■ Monument Commemorating
 Pope John Paul II’s Appeal for

This monument, erected to commemorate the second anniversary of Pope John Paul II’s visit to Hiroshima, was unveiled on February 25, 1983. The abstract sculpture made of Italian marble is 3 meters high, 1.8 meters wide, 0.9 meters long, and weighs 6 tons. It symbolizes the world’s stability, harmony, and coexistence. Inscribed on the monument, both in Japanese and English, is a passage from the Pope’s “Appeal for Peace,” an address made in Hiroshima which called for nuclear abolition and drew a strong response from the world. The monument is located in the lobby of the first floor of the east wing of Peace Memorial Museum in downtown Hiroshima, where Peace Memorial Hall once stood.

The unveiling ceremony was held in the lobby of the first floor of Peace Memorial Hall. Yoshie Fujieda, 64, an A-bomb survivor and Hiroshima resident who called for the monument to be raised, revealed the monument, and then Vatican Ambassador to Japan Archbishop Mario Pio Gaspari read aloud a message from the Pope.

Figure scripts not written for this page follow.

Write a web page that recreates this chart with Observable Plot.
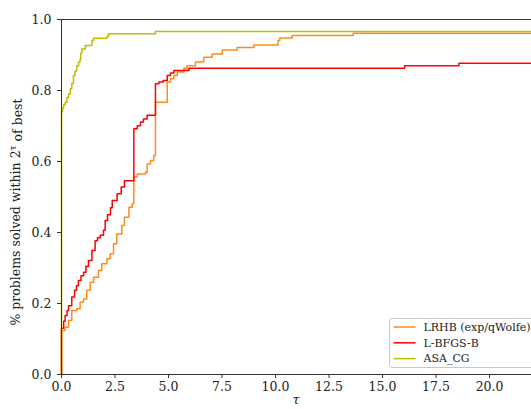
<!DOCTYPE html>
<html>
<head>
<meta charset="utf-8">
<script src="https://cdn.jsdelivr.net/npm/d3@7"></script>
<script src="https://cdn.jsdelivr.net/npm/@observablehq/plot@0.6"></script>
<style>
  html, body { margin: 0; padding: 0; background: #fff; }
  #chart { width: 531px; height: 409px; overflow: hidden; }
  #chart svg text { font-family: 'DejaVu Serif', serif; }
</style>
</head>
<body>
<div id="chart"></div>
<script>
// ---- data ----
const seriesNames = ["LRHB (exp/qWolfe)", "L-BFGS-B", "ASA_CG"];
const seriesColors = ["#ff8c1a", "#ff0000", "#bfbf00"];

const lrhbTau = [0, 0, 0.17, 0.33, 0.48, 0.71, 0.87, 1.03, 1.18, 1.34, 1.5, 1.73, 1.88, 2.12, 2.27, 2.43, 2.58, 2.82, 2.94, 3.15, 3.3, 3.38, 3.54, 3.93, 4.0, 4.16, 4.31, 4.39, 4.94, 5.09, 5.25, 5.41, 5.72, 5.87, 6.26, 6.65, 7.04, 7.51, 8.21, 8.99, 10.11, 10.2, 10.78, 13.63, 21.96];
const lrhbVal = [0, 0.124, 0.133, 0.152, 0.180, 0.185, 0.204, 0.213, 0.237, 0.260, 0.274, 0.293, 0.312, 0.326, 0.340, 0.368, 0.396, 0.420, 0.443, 0.471, 0.481, 0.556, 0.565, 0.570, 0.593, 0.603, 0.617, 0.767, 0.824, 0.833, 0.842, 0.852, 0.863, 0.870, 0.880, 0.894, 0.903, 0.914, 0.921, 0.928, 0.941, 0.948, 0.955, 0.961, 0.961];

const lbfgsTau = [0, 0, 0.10, 0.17, 0.26, 0.33, 0.48, 0.61, 0.70, 0.79, 0.91, 1.03, 1.14, 1.26, 1.42, 1.57, 1.68, 1.81, 1.96, 2.04, 2.15, 2.29, 2.37, 2.60, 2.79, 2.94, 3.38, 3.54, 3.69, 3.83, 4.0, 4.39, 4.55, 4.75, 4.94, 5.09, 5.25, 5.95, 16.03, 18.57, 21.96];
const lbfgsVal = [0, 0.130, 0.150, 0.166, 0.180, 0.194, 0.218, 0.237, 0.250, 0.265, 0.278, 0.288, 0.305, 0.321, 0.349, 0.377, 0.385, 0.392, 0.406, 0.434, 0.450, 0.470, 0.490, 0.509, 0.528, 0.546, 0.692, 0.701, 0.711, 0.720, 0.730, 0.819, 0.824, 0.828, 0.842, 0.849, 0.856, 0.863, 0.870, 0.877, 0.877];

const asaTau = [0, 0, 0.05, 0.10, 0.17, 0.25, 0.33, 0.41, 0.48, 0.56, 0.63, 0.71, 0.80, 0.87, 0.90, 0.95, 1.11, 1.42, 1.50, 2.12, 2.20, 4.39, 21.96];
const asaVal = [0, 0.740, 0.750, 0.760, 0.767, 0.780, 0.790, 0.805, 0.820, 0.842, 0.855, 0.870, 0.880, 0.889, 0.905, 0.917, 0.927, 0.941, 0.947, 0.953, 0.960, 0.966, 0.966];

const xTicks = [0, 2.5, 5, 7.5, 10, 12.5, 15, 17.5, 20];
const yTicks = [0, 0.2, 0.4, 0.6, 0.8, 1.0];

// ---- build table ----
const taus = [lrhbTau, lbfgsTau, asaTau];
const vals = [lrhbVal, lbfgsVal, asaVal];
const rows = [];
seriesNames.forEach((name, i) => {
  taus[i].forEach((t, j) => rows.push({series: name, tau: t, value: vals[i][j]}));
});

const W = 531, H = 409;
const font = "'DejaVu Serif', serif";
const fmt = d3.format(".1f");

const chart = Plot.plot({
  width: W,
  height: H,
  marginLeft: 61,
  marginRight: 0,
  marginTop: 19,
  marginBottom: 35,
  style: {fontFamily: font, fontSize: "12.5px", color: "#000", background: "#fff", overflow: "hidden"},
  x: {domain: [0, 21.96], label: null},
  y: {domain: [0, 1], label: null},
  color: {domain: seriesNames, range: seriesColors},
  marks: [
    Plot.line(rows, {x: "tau", y: "value", z: "series", stroke: "series", curve: "step-after", strokeWidth: 1.5}),
    Plot.ruleX([0], {stroke: "#333", strokeWidth: 1}),
    Plot.ruleY([0, 1], {stroke: "#333", strokeWidth: 1}),
    Plot.axisX({ticks: xTicks, tickFormat: fmt, tickSize: 4, tickPadding: 4, stroke: "#333", fill: "#222", fontFamily: font}),
    Plot.axisY({ticks: yTicks, tickFormat: fmt, tickSize: 4, tickPadding: 6, stroke: "#333", fill: "#222", fontFamily: font})
  ]
});

document.getElementById("chart").appendChild(chart);

const svg = d3.select(chart);

// y-axis label with superscript tau
const yl = svg.append("text")
  .attr("transform", `translate(20,212) rotate(-90)`)
  .attr("text-anchor", "middle")
  .style("font-family", font)
  .attr("font-size", "12.5px")
  .attr("fill", "#222");
yl.append("tspan").text("% problems solved within 2");
yl.append("tspan").attr("dy", "-0.45em").attr("font-size", "9px").text("τ");
yl.append("tspan").attr("dy", "0.45em").text(" of best");

// x-axis label
svg.append("text")
  .attr("x", (61 + W) / 2)
  .attr("y", 404)
  .attr("text-anchor", "middle")
  .style("font-family", font)
  .attr("font-style", "italic")
  .attr("font-size", "12.5px")
  .attr("fill", "#222")
  .text("τ");

// legend
const lg = svg.append("g").attr("transform", "translate(389.5,318.5)");
lg.append("rect")
  .attr("width", 150).attr("height", 49)
  .attr("rx", 2.5)
  .style("fill", "rgba(255,255,255,0.85)")
  .style("stroke", "#c8c8c8").style("stroke-width", "1px");
seriesNames.forEach((name, i) => {
  const y = 8.5 + i * 15.8;
  lg.append("line")
    .attr("x1", 4).attr("x2", 26).attr("y1", y).attr("y2", y)
    .style("stroke", seriesColors[i]).style("stroke-width", "1.5px");
  lg.append("text")
    .attr("x", 34).attr("y", y).attr("dy", "0.35em")
    .attr("text-anchor", "start")
    .style("font-family", font).attr("font-size", "11px").attr("fill", "#222")
    .text(name);
});
</script>
</body>
</html>
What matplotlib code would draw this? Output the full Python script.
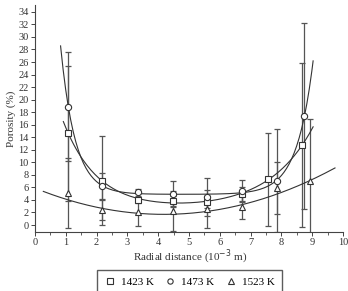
import matplotlib
matplotlib.use("Agg")
import matplotlib.pyplot as plt
import numpy as np

plt.rcParams['font.family'] = ['Liberation Serif', 'DejaVu Serif']

# measured porosity (%) vs radial distance (10^-3 m)
x_1423 = [1.08, 2.19, 3.33, 4.47, 5.60, 6.71, 7.58, 8.68]
y_1423 = [14.6, 7.1, 4.0, 3.9, 3.7, 4.9, 7.3, 12.8]
e_1423 = [10.7, 7.1, 0.5, 0.8, 1.0, 1.2, 7.4, 13.1]

x_1473 = [1.08, 2.19, 3.33, 4.47, 5.60, 6.71, 7.85, 8.75]
y_1473 = [18.9, 6.2, 5.2, 4.9, 4.5, 5.5, 7.1, 17.4]
e_1473 = [8.7, 2.1, 0.6, 2.1, 3.0, 1.7, 8.2, 14.8]

x_1523 = [1.08, 2.19, 3.33, 4.47, 5.60, 6.71, 7.85, 8.93]
y_1523 = [5.1, 2.4, 2.1, 2.2, 2.6, 2.8, 5.9, 7.1]
e_1523 = [5.6, 1.6, 2.2, 3.2, 3.0, 1.8, 4.1, 9.8]

labels = ['1423 K', '1473 K', '1523 K']
markers = ['s', 'o', '^']
fit_range = [(0.92, 9.03), (0.83, 9.03), (0.27, 9.74)]


def fit_two_exp(xs, ys):
    # y = a*exp(-k1 x) + c + d*exp(k2 x), rates picked by grid search
    xs = np.asarray(xs)
    ys = np.asarray(ys)
    best = None
    for k1 in np.linspace(0.1, 3.0, 59):
        for k2 in np.linspace(0.1, 3.0, 59):
            A = np.column_stack([np.exp(-k1 * xs), np.ones_like(xs), np.exp(k2 * (xs - 9))])
            coef, *_ = np.linalg.lstsq(A, ys, rcond=None)
            r = np.sum((A @ coef - ys) ** 2)
            if best is None or r < best[0]:
                best = (r, k1, k2, coef)
    _, k1, k2, coef = best
    return lambda x: coef[0] * np.exp(-k1 * x) + coef[1] + coef[2] * np.exp(k2 * (x - 9))


def fit_quad(xs, ys, es):
    coef = np.polyfit(xs, ys, 2, w=1 / np.asarray(es))
    return lambda x: np.polyval(coef, x)


fig = plt.figure(figsize=(3.48, 2.91), dpi=100)
ax = fig.add_axes([0.1006, 0.203, 0.885, 0.78])

series = [(x_1423, y_1423, e_1423), (x_1473, y_1473, e_1473), (x_1523, y_1523, e_1523)]
handles = []
for i, ((xs, ys, es), lab, mk, rng) in enumerate(zip(series, labels, markers, fit_range)):
    ax.errorbar(xs, ys, yerr=es, fmt='none', ecolor='#555555', elinewidth=0.9,
                capsize=2.5, capthick=0.9, zorder=1)
    h, = ax.plot(xs, ys, linestyle='none', marker=mk, markersize=4.5,
                 markerfacecolor='white', markeredgecolor='#333333',
                 markeredgewidth=0.8, label=lab, zorder=3)
    handles.append(h)
    f = fit_quad(xs, ys, es) if i == 2 else fit_two_exp(xs, ys)
    xx = np.linspace(rng[0], rng[1], 200)
    ax.plot(xx, f(xx), color='#333333', lw=0.8, zorder=2)

ax.set_xlim(0, 10)
ax.set_ylim(-1.1, 35.1)
ax.set_xticks(range(0, 11))
ax.set_xticks(np.arange(0.5, 10, 0.5), minor=True)
ax.set_yticks(range(0, 35, 2))
ax.spines['top'].set_visible(False)
ax.spines['right'].set_visible(False)
for s in ['left', 'bottom']:
    ax.spines[s].set_color('#444444')
    ax.spines[s].set_linewidth(0.8)
ax.tick_params(axis='both', which='major', labelsize=7.5, length=3, width=0.7,
               colors='#444444', labelcolor='#333333', pad=1.5)
ax.tick_params(axis='x', which='minor', length=2, width=0.6, colors='#444444')

ax.set_xlabel('Radial distance (10$^{-3}$ m)', fontsize=8, color='#333333')
ax.xaxis.set_label_coords(0.505, -0.11)
ax.xaxis.label.set_va('center')
ax.set_ylabel('Porosity (%)', fontsize=8, color='#333333', labelpad=2)

fig.legend(handles=handles, labels=labels, loc='center', bbox_to_anchor=(0.545, 0.03),
           ncol=3, fontsize=8, frameon=True, fancybox=False, edgecolor='#333333',
           handlelength=1.0, handletextpad=0.5, columnspacing=1.0, borderpad=0.65,
           markerscale=0.85)

fig.savefig('out.png', dpi=100)
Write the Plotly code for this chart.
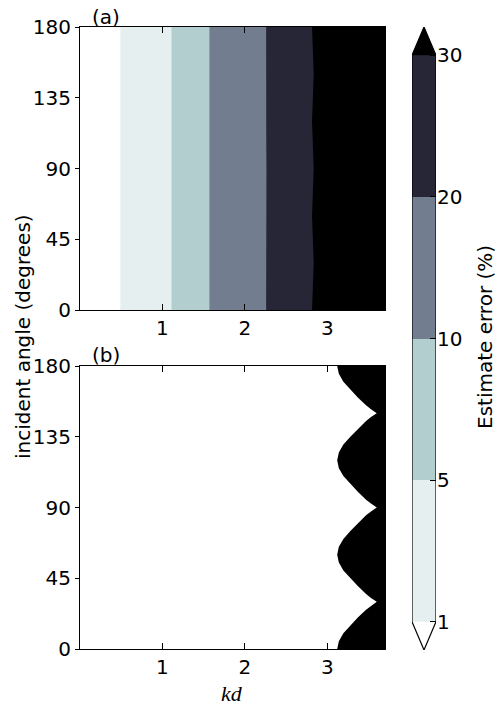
import plotly.graph_objects as go

# ---------------- data ----------------
KD_MAX = 3.7

# Panel (a): kd at which the estimate error crosses each level, per incident angle
angles_a = [0, 15, 30, 45, 60, 75, 90, 105, 120, 135, 150, 165, 180]
kd_err1 = [0.49, 0.49, 0.49, 0.49, 0.49, 0.49, 0.49, 0.49, 0.49, 0.49, 0.49, 0.49, 0.49]
kd_err5 = [1.11, 1.11, 1.11, 1.11, 1.11, 1.11, 1.11, 1.11, 1.11, 1.11, 1.11, 1.11, 1.11]
kd_err10 = [1.57, 1.57, 1.57, 1.57, 1.57, 1.57, 1.57, 1.57, 1.57, 1.57, 1.57, 1.57, 1.57]
kd_err20 = [2.258, 2.26, 2.262, 2.26, 2.258, 2.26, 2.262, 2.26, 2.258, 2.26, 2.262, 2.26, 2.258]
kd_err30 = [2.815, 2.825, 2.835, 2.825, 2.815, 2.825, 2.835, 2.825, 2.815, 2.825, 2.835, 2.825, 2.815]

# Panel (b): boundary of the region above threshold
angles_b = [0, 5, 10, 15, 20, 25, 27.5, 30, 32.5, 35, 40, 45, 50, 55,
            60, 65, 70, 75, 80, 85, 87.5, 90, 92.5, 95, 100, 105, 110, 115,
            120, 125, 130, 135, 140, 145, 147.5, 150, 152.5, 155, 160, 165, 170, 175, 180]
kd_b = [3.12, 3.14, 3.195, 3.28, 3.37, 3.47, 3.53, 3.60, 3.53, 3.47, 3.37, 3.28, 3.195, 3.14,
        3.12, 3.14, 3.195, 3.28, 3.37, 3.47, 3.53, 3.60, 3.53, 3.47, 3.37, 3.28, 3.195, 3.14,
        3.12, 3.14, 3.195, 3.28, 3.37, 3.47, 3.53, 3.60, 3.53, 3.47, 3.37, 3.28, 3.195, 3.14, 3.12]

levels = [1, 5, 10, 20, 30]
level_labels = ["1", "5", "10", "20", "30"]
band_colors = ["#e5eff0", "#b3cece", "#727e90", "#272636"]
under_color = "#ffffff"
over_color = "#000000"

x_ticks = [1, 2, 3]
y_ticks = [0, 45, 90, 135, 180]

FONT = "DejaVu Sans"
FS = 20

fig = go.Figure()

# ---- panel (a): layered filled regions ----
boundaries = [kd_err1, kd_err5, kd_err10, kd_err20, kd_err30]
layer_colors = band_colors + [over_color]
for bnd, col in zip(boundaries, layer_colors):
    fig.add_trace(go.Scatter(
        x=list(bnd) + [KD_MAX, KD_MAX], y=list(angles_a) + [180, 0],
        mode="lines", fill="toself", fillcolor=col, line=dict(width=0, color=col),
        xaxis="x", yaxis="y", hoverinfo="skip", showlegend=False))

# ---- panel (b) ----
fig.add_trace(go.Scatter(
    x=list(kd_b) + [KD_MAX, KD_MAX], y=list(angles_b) + [180, 0],
    mode="lines", fill="toself", fillcolor=over_color, line=dict(width=0, color=over_color),
    xaxis="x2", yaxis="y2", hoverinfo="skip", showlegend=False))

# ---- colorbar drawn on its own axes ----
for i, col in enumerate(band_colors):
    fig.add_trace(go.Bar(x=[0], y=[1], base=[i], width=[1], marker=dict(color=col, line=dict(width=0)),
                         xaxis="x3", yaxis="y3", hoverinfo="skip", showlegend=False))
n = len(levels) - 1
ext = 0.2
fig.add_trace(go.Scatter(x=[-0.5, 0, 0.5, -0.5], y=[n, n + ext, n, n], mode="lines", fill="toself",
                         fillcolor=over_color, line=dict(width=0), xaxis="x3", yaxis="y3",
                         hoverinfo="skip", showlegend=False))
fig.add_trace(go.Scatter(x=[-0.5, 0, 0.5, -0.5], y=[0, -ext, 0, 0], mode="lines", fill="toself",
                         fillcolor=under_color, line=dict(width=0), xaxis="x3", yaxis="y3",
                         hoverinfo="skip", showlegend=False))
fig.add_trace(go.Scatter(x=[-0.5, -0.5, 0, 0.5, 0.5, 0, -0.5],
                         y=[0, n, n + ext, n, 0, -ext, 0], mode="lines",
                         line=dict(width=1.2, color="black"), xaxis="x3", yaxis="y3",
                         hoverinfo="skip", showlegend=False))

W, H = 500, 705
def fx(px):
    return px / W
def fy(py):
    return (H - py) / H

xcommon = dict(range=[0, KD_MAX], tickvals=x_ticks, ticks="inside", ticklen=6, tickwidth=1,
               tickcolor="black", mirror="ticks", showline=True, linecolor="black", linewidth=1.2,
               showgrid=False, zeroline=False, tickfont=dict(family=FONT, size=FS, color="black"),
               domain=[fx(80), fx(385)], automargin=False)
ycommon = dict(range=[0, 180], tickvals=y_ticks, ticks="outside", ticklen=4, tickwidth=1,
               tickcolor="black", mirror=True, showline=True, linecolor="black", linewidth=1.2,
               showgrid=False, zeroline=False, tickfont=dict(family=FONT, size=FS, color="black"),
               automargin=False)

fig.update_layout(
    width=W, height=H, autosize=False, margin=dict(l=0, r=0, t=0, b=0, pad=0, autoexpand=False),
    paper_bgcolor="white", plot_bgcolor="white", barmode="overlay", bargap=0,
    xaxis=dict(**xcommon, anchor="y"),
    yaxis=dict(**ycommon, anchor="x", domain=[fy(310), fy(27)]),
    xaxis2=dict(**xcommon, anchor="y2"),
    yaxis2=dict(**ycommon, anchor="x2", domain=[fy(649), fy(366)]),
    xaxis3=dict(domain=[fx(412), fx(436)], range=[-0.5, 0.5], visible=False, anchor="y3",
                automargin=False),
    yaxis3=dict(domain=[fy(650), fy(27)], range=[-ext, n + ext], anchor="x3", side="right",
                tickvals=list(range(len(levels))), ticktext=level_labels, ticks="inside",
                ticklen=6, tickcolor="black", showline=False, showgrid=False, zeroline=False,
                tickfont=dict(family=FONT, size=FS, color="black"), automargin=False),
    showlegend=False,
)

ann = [
    dict(text="(a)", x=fx(90), y=fy(17), xanchor="left", yanchor="middle"),
    dict(text="(b)", x=fx(90), y=fy(355), xanchor="left", yanchor="middle"),
    dict(text="incident angle (degrees)", x=fx(23), y=fy(337), textangle=-90,
         xanchor="center", yanchor="middle"),
    dict(text="Estimate error (%)", x=fx(485), y=fy(337), textangle=-90,
         xanchor="center", yanchor="middle"),
]
for a in ann:
    fig.add_annotation(xref="paper", yref="paper", showarrow=False,
                       font=dict(family=FONT, size=FS, color="black"), **a)
fig.add_annotation(xref="paper", yref="paper", showarrow=False, text="<i>kd</i>",
                   x=fx(232), y=fy(693), xanchor="center", yanchor="middle",
                   font=dict(family="Liberation Serif", size=22, color="black"))

fig.write_html("out.html")
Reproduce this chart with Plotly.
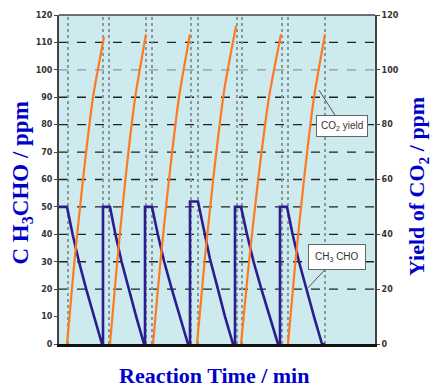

Ms. Fujieda had presented the Pope with a lei of 1000 paper cranes when he visited Hiroshima two years earlier. She called for constructing the monument, hoping to preserve the footprints of the Pope, a pilgrim for peace, in the A-bombed city of Hiroshima. A group of citizens then formed “The Committee for a Monument Commemorating Pope John Paul II’s Appeal for Peace” and solicited donations from the Hiroshima public.